## Your objective
Copy out the listing that follows, exact in every word, and skip the images.

┄┄┄┄┄┄

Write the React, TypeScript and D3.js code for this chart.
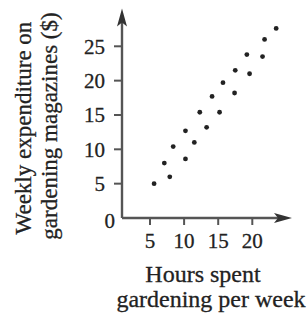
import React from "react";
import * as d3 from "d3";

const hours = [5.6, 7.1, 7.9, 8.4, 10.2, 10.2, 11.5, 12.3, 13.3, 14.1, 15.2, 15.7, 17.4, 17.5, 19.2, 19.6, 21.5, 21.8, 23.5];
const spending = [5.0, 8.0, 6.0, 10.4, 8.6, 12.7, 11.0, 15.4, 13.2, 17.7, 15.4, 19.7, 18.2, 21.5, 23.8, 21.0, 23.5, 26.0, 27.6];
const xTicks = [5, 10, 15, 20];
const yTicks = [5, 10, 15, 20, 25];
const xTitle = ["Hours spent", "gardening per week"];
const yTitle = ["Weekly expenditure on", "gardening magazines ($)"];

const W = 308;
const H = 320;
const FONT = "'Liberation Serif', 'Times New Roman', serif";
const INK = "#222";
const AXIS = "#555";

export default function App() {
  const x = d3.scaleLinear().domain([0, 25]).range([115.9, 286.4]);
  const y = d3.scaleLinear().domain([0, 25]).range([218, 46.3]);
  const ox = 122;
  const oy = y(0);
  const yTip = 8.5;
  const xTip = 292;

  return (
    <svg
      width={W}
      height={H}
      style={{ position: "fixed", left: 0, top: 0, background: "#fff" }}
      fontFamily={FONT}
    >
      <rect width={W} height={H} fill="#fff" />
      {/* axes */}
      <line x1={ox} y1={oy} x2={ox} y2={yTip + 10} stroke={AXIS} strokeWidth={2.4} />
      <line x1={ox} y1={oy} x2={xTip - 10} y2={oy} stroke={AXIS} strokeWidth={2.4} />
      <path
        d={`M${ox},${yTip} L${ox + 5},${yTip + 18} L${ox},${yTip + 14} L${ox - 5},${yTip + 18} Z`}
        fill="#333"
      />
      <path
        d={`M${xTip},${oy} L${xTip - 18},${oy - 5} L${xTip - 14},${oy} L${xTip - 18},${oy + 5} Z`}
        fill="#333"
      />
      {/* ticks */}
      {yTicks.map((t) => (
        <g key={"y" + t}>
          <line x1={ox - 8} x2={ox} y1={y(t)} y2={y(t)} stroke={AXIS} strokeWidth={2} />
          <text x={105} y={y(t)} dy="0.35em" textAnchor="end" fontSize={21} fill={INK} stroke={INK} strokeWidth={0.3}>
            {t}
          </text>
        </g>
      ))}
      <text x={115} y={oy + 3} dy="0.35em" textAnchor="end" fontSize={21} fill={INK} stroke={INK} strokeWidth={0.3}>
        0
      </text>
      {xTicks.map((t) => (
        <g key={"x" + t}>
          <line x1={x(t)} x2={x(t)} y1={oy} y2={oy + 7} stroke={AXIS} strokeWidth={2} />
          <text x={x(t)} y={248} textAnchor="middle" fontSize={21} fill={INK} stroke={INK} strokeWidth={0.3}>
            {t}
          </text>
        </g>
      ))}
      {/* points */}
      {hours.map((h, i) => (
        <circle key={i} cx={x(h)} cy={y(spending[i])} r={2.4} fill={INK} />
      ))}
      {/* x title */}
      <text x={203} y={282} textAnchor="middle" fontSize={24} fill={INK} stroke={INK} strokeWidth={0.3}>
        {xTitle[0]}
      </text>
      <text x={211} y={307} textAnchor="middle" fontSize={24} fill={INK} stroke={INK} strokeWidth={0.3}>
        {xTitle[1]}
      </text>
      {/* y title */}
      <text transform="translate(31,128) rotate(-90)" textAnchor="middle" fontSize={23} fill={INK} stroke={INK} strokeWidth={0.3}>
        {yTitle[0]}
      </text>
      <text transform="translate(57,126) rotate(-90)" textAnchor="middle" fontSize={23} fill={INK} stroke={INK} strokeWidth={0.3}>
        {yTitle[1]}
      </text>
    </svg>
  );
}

┄┄┄┄┄┄

## Output
Write the React, TypeScript and D3.js code for this chart.
import React from "react";
import * as d3 from "d3";

const hours = [5.6, 7.1, 7.9, 8.4, 10.2, 10.2, 11.5, 12.3, 13.3, 14.1, 15.2, 15.7, 17.4, 17.5, 19.2, 19.6, 21.5, 21.8, 23.5];
const spending = [5.0, 8.0, 6.0, 10.4, 8.6, 12.7, 11.0, 15.4, 13.2, 17.7, 15.4, 19.7, 18.2, 21.5, 23.8, 21.0, 23.5, 26.0, 27.6];
const xTicks = [5, 10, 15, 20];
const yTicks = [5, 10, 15, 20, 25];
const xTitle = ["Hours spent", "gardening per week"];
const yTitle = ["Weekly expenditure on", "gardening magazines ($)"];

const W = 308;
const H = 320;
const FONT = "'Liberation Serif', 'Times New Roman', serif";
const INK = "#222";
const AXIS = "#555";

export default function App() {
  const x = d3.scaleLinear().domain([0, 25]).range([115.9, 286.4]);
  const y = d3.scaleLinear().domain([0, 25]).range([218, 46.3]);
  const ox = 122;
  const oy = y(0);
  const yTip = 8.5;
  const xTip = 292;

  return (
    <svg
      width={W}
      height={H}
      style={{ position: "fixed", left: 0, top: 0, background: "#fff" }}
      fontFamily={FONT}
    >
      <rect width={W} height={H} fill="#fff" />
      {/* axes */}
      <line x1={ox} y1={oy} x2={ox} y2={yTip + 10} stroke={AXIS} strokeWidth={2.4} />
      <line x1={ox} y1={oy} x2={xTip - 10} y2={oy} stroke={AXIS} strokeWidth={2.4} />
      <path
        d={`M${ox},${yTip} L${ox + 5},${yTip + 18} L${ox},${yTip + 14} L${ox - 5},${yTip + 18} Z`}
        fill="#333"
      />
      <path
        d={`M${xTip},${oy} L${xTip - 18},${oy - 5} L${xTip - 14},${oy} L${xTip - 18},${oy + 5} Z`}
        fill="#333"
      />
      {/* ticks */}
      {yTicks.map((t) => (
        <g key={"y" + t}>
          <line x1={ox - 8} x2={ox} y1={y(t)} y2={y(t)} stroke={AXIS} strokeWidth={2} />
          <text x={105} y={y(t)} dy="0.35em" textAnchor="end" fontSize={21} fill={INK} stroke={INK} strokeWidth={0.3}>
            {t}
          </text>
        </g>
      ))}
      <text x={115} y={oy + 3} dy="0.35em" textAnchor="end" fontSize={21} fill={INK} stroke={INK} strokeWidth={0.3}>
        0
      </text>
      {xTicks.map((t) => (
        <g key={"x" + t}>
          <line x1={x(t)} x2={x(t)} y1={oy} y2={oy + 7} stroke={AXIS} strokeWidth={2} />
          <text x={x(t)} y={248} textAnchor="middle" fontSize={21} fill={INK} stroke={INK} strokeWidth={0.3}>
            {t}
          </text>
        </g>
      ))}
      {/* points */}
      {hours.map((h, i) => (
        <circle key={i} cx={x(h)} cy={y(spending[i])} r={2.4} fill={INK} />
      ))}
      {/* x title */}
      <text x={203} y={282} textAnchor="middle" fontSize={24} fill={INK} stroke={INK} strokeWidth={0.3}>
        {xTitle[0]}
      </text>
      <text x={211} y={307} textAnchor="middle" fontSize={24} fill={INK} stroke={INK} strokeWidth={0.3}>
        {xTitle[1]}
      </text>
      {/* y title */}
      <text transform="translate(31,128) rotate(-90)" textAnchor="middle" fontSize={23} fill={INK} stroke={INK} strokeWidth={0.3}>
        {yTitle[0]}
      </text>
      <text transform="translate(57,126) rotate(-90)" textAnchor="middle" fontSize={23} fill={INK} stroke={INK} strokeWidth={0.3}>
        {yTitle[1]}
      </text>
    </svg>
  );
}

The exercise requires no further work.